When organizations like the Democratic Party challenge my equality by engaging in religious discrimination against people like me, I can't go further down the path I wish to explore, because I am stuck defending my right to take the first step. When the Democratic National Convention Committee establishes special political privileges that are only granted to religious Democrats, and asserts that nonreligious Americans effectively do not exist, I need to assert my simple existence and right to equality.
It's easy for the majority to fit in, of course, because the system is rigged for them. These demands to "get over it" are really just an insistence that we all pretend that discrimination does not exist, so that the majority can get back to enjoying its special rights without being bothered.

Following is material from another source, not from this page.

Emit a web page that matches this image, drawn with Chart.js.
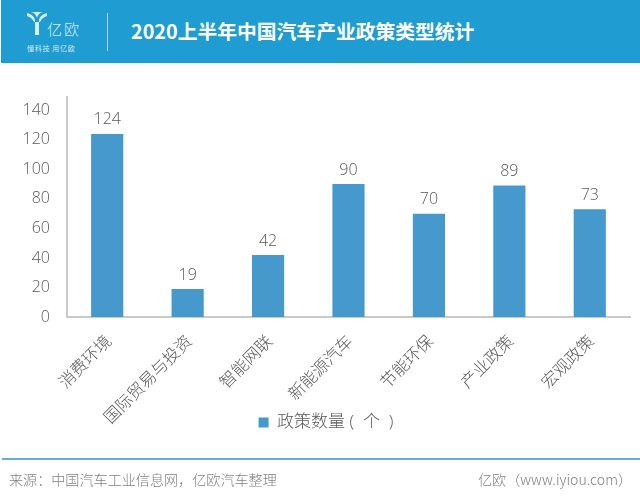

I want to get over being atheist. I want to go further than atheism. I want to assert the positive beliefs I have that go beyond mere reaction to religion.
I don't want to get over being disrespected and treated as a second-class citizen by the increasingly faith-based Democratic Party. I want the Democrats to get over with their discrimination and insults against nonreligious Americans. When the Democratic Party does that, I won't have anything to get over. All that secular Democrats are asking for: The right to participate equally, so that religious and non-religious Democrats can join together in true unity, without discrimination.
I'll keep on doing my best to explore the territory further than atheism, but when powerful groups like the Democratic Party discriminate against Americans who are not religious, then coming back to a defense of atheist equality is the right thing to do.
In the case of the Democratic National Convention of 2008, it isn't atheists who made religion the issue. It isn't atheists who set themselves apart. The Democratic National Convention Committee did that, by shutting them out from the religion-only restricted elite areas of the convention.
We are set apart because groups like the Democratic Party have shoved us aside. We don't want to force others to abandon their religious beliefs. What we want is for true common ground to be protected in the public sphere as a place where divisions of religion remain a matter of personal preference, not official political platform.
The Democratic Party has now joined the Republican Party in seizing the public sphere as the exclusive property of religious Americans, a place where nonreligious Americans are allowed only if they pretend to be religious. No atheist American with self-respect can be a Republican or a Democrat. When both major political parties declare themselves to be religious institutions, honest nonreligious Americans can only register as political independents.
Politically, as with matters of private belief, nonreligious Americans must now speak for themselves.